- **AIM**: Only the lines from the first one through the line with "fig = go.Figure()" should be printed, exactly as they appear.

□ □ □ □ □

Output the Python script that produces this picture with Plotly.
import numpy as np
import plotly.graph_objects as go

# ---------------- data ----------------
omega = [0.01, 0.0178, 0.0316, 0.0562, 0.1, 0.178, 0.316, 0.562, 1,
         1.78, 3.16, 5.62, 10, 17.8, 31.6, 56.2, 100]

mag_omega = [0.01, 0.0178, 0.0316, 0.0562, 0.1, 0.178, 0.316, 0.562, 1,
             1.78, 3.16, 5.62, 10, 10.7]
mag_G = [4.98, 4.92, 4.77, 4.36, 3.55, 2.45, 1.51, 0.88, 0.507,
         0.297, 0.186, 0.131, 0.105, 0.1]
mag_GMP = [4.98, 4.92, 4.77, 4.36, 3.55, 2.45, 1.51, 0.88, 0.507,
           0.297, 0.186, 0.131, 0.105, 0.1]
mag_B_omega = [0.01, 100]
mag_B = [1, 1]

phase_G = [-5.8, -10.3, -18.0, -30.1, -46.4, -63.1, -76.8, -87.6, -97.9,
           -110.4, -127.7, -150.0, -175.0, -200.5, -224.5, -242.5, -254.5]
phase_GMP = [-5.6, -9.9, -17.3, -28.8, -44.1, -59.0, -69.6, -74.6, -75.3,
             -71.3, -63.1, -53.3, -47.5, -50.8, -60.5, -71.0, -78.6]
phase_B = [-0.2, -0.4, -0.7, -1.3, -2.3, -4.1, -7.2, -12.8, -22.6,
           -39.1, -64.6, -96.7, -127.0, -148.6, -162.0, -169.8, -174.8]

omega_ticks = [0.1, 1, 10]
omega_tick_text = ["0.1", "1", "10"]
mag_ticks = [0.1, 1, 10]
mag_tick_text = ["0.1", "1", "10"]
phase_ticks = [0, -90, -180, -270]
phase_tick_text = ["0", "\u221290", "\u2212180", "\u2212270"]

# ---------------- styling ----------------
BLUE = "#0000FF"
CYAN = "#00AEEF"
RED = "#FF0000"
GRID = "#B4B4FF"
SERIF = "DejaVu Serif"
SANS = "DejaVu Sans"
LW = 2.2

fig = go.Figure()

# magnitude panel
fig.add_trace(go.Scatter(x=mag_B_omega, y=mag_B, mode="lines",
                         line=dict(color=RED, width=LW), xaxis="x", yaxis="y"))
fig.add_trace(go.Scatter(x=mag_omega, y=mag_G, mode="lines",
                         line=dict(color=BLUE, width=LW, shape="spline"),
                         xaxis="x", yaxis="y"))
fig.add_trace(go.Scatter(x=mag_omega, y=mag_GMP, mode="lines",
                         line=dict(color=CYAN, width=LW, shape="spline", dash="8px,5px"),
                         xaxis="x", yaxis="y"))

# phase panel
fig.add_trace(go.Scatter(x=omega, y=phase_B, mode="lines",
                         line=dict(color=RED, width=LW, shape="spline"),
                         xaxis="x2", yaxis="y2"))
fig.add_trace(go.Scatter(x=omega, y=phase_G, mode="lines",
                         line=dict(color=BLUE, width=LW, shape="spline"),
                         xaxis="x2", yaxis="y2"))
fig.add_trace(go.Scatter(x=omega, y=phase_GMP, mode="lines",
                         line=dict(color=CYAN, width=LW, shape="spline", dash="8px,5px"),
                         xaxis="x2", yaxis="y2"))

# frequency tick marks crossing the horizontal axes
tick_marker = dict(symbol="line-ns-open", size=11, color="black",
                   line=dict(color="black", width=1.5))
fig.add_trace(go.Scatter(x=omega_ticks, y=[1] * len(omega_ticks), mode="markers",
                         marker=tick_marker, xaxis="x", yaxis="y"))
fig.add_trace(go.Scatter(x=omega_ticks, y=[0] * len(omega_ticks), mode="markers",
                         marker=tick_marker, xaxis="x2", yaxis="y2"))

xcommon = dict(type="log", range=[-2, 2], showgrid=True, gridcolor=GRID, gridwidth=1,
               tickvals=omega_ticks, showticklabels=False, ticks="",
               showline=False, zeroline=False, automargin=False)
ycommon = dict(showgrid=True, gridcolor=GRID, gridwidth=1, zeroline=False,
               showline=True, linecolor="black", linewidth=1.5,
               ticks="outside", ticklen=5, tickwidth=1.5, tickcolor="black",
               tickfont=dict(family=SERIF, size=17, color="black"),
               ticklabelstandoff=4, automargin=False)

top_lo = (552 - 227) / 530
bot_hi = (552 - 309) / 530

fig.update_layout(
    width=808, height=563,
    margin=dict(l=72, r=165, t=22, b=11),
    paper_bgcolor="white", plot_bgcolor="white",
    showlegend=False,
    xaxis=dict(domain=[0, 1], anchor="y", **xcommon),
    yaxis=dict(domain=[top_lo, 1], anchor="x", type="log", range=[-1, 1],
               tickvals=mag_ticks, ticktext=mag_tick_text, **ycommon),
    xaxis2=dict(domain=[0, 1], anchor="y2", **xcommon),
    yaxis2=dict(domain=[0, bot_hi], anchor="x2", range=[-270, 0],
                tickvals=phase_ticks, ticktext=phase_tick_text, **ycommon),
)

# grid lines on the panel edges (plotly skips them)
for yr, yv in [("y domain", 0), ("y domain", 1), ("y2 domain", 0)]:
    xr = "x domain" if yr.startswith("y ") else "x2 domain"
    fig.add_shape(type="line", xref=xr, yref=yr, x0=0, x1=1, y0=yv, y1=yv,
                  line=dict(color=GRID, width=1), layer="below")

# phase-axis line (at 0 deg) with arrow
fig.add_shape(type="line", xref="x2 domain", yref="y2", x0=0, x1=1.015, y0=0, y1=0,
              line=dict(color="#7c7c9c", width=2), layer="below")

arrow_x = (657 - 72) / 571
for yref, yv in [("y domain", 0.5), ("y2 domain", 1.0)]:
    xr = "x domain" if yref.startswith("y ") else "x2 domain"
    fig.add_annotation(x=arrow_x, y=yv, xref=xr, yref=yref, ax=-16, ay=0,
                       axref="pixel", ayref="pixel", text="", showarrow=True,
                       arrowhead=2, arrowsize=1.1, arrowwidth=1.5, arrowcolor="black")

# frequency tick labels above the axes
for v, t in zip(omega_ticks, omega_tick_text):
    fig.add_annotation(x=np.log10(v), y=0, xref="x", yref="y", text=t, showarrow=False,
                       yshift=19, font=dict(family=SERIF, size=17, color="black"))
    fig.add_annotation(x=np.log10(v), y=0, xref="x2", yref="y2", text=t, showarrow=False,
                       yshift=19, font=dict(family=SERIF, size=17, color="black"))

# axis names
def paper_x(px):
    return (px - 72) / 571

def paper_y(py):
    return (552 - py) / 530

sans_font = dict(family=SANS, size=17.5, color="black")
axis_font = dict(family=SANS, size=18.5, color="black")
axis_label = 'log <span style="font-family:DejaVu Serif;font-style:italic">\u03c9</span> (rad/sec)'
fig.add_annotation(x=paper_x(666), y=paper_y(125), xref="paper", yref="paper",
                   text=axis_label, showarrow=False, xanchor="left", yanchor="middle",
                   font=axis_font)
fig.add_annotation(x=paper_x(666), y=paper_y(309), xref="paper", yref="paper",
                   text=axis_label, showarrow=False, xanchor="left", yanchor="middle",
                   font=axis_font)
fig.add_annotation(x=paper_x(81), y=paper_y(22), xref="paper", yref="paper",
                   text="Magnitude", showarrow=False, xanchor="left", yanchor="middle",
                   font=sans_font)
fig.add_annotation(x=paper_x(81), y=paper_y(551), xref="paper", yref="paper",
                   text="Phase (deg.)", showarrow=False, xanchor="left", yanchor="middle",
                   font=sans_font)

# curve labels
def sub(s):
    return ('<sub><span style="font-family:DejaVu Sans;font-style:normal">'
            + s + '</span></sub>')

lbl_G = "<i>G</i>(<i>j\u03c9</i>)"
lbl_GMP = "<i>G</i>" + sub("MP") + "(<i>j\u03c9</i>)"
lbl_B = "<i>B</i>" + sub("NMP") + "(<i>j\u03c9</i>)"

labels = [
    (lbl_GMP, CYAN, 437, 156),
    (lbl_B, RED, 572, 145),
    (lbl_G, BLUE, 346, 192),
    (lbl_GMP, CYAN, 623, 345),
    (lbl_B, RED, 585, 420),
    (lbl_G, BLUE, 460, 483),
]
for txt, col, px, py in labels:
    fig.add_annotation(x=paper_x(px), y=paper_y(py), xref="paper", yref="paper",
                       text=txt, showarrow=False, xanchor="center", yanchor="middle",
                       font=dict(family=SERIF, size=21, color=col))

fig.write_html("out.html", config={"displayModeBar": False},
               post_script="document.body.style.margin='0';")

□ □ □ □ □

- **FULL OUTPUT**:
Output the Python script that produces this picture with Plotly.
import numpy as np
import plotly.graph_objects as go

# ---------------- data ----------------
omega = [0.01, 0.0178, 0.0316, 0.0562, 0.1, 0.178, 0.316, 0.562, 1,
         1.78, 3.16, 5.62, 10, 17.8, 31.6, 56.2, 100]

mag_omega = [0.01, 0.0178, 0.0316, 0.0562, 0.1, 0.178, 0.316, 0.562, 1,
             1.78, 3.16, 5.62, 10, 10.7]
mag_G = [4.98, 4.92, 4.77, 4.36, 3.55, 2.45, 1.51, 0.88, 0.507,
         0.297, 0.186, 0.131, 0.105, 0.1]
mag_GMP = [4.98, 4.92, 4.77, 4.36, 3.55, 2.45, 1.51, 0.88, 0.507,
           0.297, 0.186, 0.131, 0.105, 0.1]
mag_B_omega = [0.01, 100]
mag_B = [1, 1]

phase_G = [-5.8, -10.3, -18.0, -30.1, -46.4, -63.1, -76.8, -87.6, -97.9,
           -110.4, -127.7, -150.0, -175.0, -200.5, -224.5, -242.5, -254.5]
phase_GMP = [-5.6, -9.9, -17.3, -28.8, -44.1, -59.0, -69.6, -74.6, -75.3,
             -71.3, -63.1, -53.3, -47.5, -50.8, -60.5, -71.0, -78.6]
phase_B = [-0.2, -0.4, -0.7, -1.3, -2.3, -4.1, -7.2, -12.8, -22.6,
           -39.1, -64.6, -96.7, -127.0, -148.6, -162.0, -169.8, -174.8]

omega_ticks = [0.1, 1, 10]
omega_tick_text = ["0.1", "1", "10"]
mag_ticks = [0.1, 1, 10]
mag_tick_text = ["0.1", "1", "10"]
phase_ticks = [0, -90, -180, -270]
phase_tick_text = ["0", "\u221290", "\u2212180", "\u2212270"]

# ---------------- styling ----------------
BLUE = "#0000FF"
CYAN = "#00AEEF"
RED = "#FF0000"
GRID = "#B4B4FF"
SERIF = "DejaVu Serif"
SANS = "DejaVu Sans"
LW = 2.2

fig = go.Figure()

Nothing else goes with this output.